Quantitative investors have long used liquidity signals to strengthen their automated models. Simply put, bets on the least traded stocks should, in theory, outperform the market because there’s a reward for taking on the extra liquidity risk.

But since December the opposite has been occurring, with the most liquid stocks rewarding investors to the greatest degree in nine years.

In normal times, heavily traded shares don’t overlap much with momentum stocks. Reliable companies carry the market higher without any frenzied buying or selling. Amazon.com Inc., for example, has one of the lowest turnover ratios in the S&P 500 Index, according to data compiled by Bloomberg.

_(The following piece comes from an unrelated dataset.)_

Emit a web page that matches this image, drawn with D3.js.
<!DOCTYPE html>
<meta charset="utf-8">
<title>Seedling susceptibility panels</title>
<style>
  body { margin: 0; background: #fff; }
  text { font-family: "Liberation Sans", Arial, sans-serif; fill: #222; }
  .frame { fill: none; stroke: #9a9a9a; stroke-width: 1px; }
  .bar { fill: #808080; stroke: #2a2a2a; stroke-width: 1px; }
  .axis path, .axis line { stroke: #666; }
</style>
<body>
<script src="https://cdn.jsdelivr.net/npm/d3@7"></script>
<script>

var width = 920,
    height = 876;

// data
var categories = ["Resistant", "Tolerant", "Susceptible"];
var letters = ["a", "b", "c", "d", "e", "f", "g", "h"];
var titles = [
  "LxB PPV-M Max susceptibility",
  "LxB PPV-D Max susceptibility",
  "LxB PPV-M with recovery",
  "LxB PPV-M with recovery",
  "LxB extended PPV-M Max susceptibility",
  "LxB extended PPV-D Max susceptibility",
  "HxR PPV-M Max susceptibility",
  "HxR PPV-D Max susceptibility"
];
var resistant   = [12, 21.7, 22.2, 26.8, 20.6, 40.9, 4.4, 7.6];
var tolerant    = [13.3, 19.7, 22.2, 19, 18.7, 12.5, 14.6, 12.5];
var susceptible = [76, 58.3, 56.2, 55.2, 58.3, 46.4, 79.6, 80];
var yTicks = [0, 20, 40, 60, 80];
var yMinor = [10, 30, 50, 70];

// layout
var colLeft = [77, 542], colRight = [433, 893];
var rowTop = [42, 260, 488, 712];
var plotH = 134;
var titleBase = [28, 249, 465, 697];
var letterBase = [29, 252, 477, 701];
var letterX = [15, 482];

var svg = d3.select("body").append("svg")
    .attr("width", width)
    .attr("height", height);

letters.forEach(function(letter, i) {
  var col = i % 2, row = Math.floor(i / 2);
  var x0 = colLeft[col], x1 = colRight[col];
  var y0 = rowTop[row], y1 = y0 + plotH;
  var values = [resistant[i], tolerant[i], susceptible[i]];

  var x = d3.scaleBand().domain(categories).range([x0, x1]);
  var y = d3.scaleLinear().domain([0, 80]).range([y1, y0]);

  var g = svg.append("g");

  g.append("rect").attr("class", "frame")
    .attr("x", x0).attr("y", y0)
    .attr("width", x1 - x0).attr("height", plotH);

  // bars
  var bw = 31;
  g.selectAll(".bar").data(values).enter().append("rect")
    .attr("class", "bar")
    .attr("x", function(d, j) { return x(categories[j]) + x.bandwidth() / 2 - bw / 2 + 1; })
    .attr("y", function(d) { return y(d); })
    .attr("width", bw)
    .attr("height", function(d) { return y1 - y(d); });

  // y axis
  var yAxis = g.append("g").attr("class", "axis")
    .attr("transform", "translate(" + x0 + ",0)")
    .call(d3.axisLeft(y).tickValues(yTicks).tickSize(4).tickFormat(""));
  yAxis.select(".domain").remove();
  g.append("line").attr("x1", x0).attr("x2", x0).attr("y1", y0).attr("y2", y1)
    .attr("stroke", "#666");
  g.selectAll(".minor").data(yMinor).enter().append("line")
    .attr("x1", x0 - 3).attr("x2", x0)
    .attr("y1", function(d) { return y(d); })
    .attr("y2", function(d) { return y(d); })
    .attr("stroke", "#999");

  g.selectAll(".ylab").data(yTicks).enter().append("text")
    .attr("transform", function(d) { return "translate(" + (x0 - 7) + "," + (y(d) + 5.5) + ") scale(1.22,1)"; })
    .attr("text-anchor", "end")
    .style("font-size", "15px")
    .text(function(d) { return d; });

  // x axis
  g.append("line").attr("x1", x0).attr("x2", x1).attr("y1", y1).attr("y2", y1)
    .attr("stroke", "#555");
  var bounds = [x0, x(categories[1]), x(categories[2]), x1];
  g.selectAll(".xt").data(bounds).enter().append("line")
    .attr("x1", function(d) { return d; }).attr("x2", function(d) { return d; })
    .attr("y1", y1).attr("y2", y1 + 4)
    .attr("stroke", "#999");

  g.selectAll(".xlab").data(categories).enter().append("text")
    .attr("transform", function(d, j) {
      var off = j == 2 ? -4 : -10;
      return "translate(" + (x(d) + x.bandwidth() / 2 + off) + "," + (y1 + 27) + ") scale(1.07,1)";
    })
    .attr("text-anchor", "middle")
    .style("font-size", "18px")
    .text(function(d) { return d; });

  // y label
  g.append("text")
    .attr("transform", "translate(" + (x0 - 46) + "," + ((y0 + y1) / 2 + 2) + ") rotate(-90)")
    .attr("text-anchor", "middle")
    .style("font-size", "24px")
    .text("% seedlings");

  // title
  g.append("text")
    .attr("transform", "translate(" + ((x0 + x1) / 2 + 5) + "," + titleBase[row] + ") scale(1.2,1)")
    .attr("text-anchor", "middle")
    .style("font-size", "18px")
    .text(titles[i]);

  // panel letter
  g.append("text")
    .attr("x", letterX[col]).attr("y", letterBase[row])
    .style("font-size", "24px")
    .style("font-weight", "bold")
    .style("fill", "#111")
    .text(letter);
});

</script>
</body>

Yet in a long-short Bloomberg index that bets on the most actively traded stocks, a hefty chipmaker presence has the gauge headed toward its best month since 2009. That semiconductor shares are rising so quickly despite a high turnover is an ominous signal, indicating that trigger-happy, short-term investors are wading into momentum, according to Vitali Kalesnik, head of equity research at Research Affiliates LLC.

Pure Panic

“When you see very strong momentum combined with a sharp rise in trading volume, that can serve as a signal of overheating and speculative behavior,” Kalesnik said by phone.“The issue with speculator money is they can come in and drive prices up and once they see signs of something happening, they quickly leave and drag prices down.”

Nvidia Corp., VMware Inc. and Micron Technology Inc. hold the biggest positions in the Bloomberg trade activity portfolio, and have gained as much as 22 percent in January alone. But the potential for sharp reversals was put on display Wednesday, when semiconductor stocks in the S&P 500 tumbled 2.4 percent, the most in seven weeks, on the heels of a disappointing earnings report from Texas Instruments Inc.

The only other instances of liquid share outperformance occurred when equities began to recover from the bear market lows in 2002 and 2009. But the difference is that in those periods this was a healthy sign because the most beaten up shares had been oversold during the downturn, enabling them to outperform off those lows when the market rebounded, according to Joseph Mezrich, head of U.S. quantitative analysis at Nomura Instinet LLC.

This time, gains in the most liquid shares are pointing to pure panic, he said.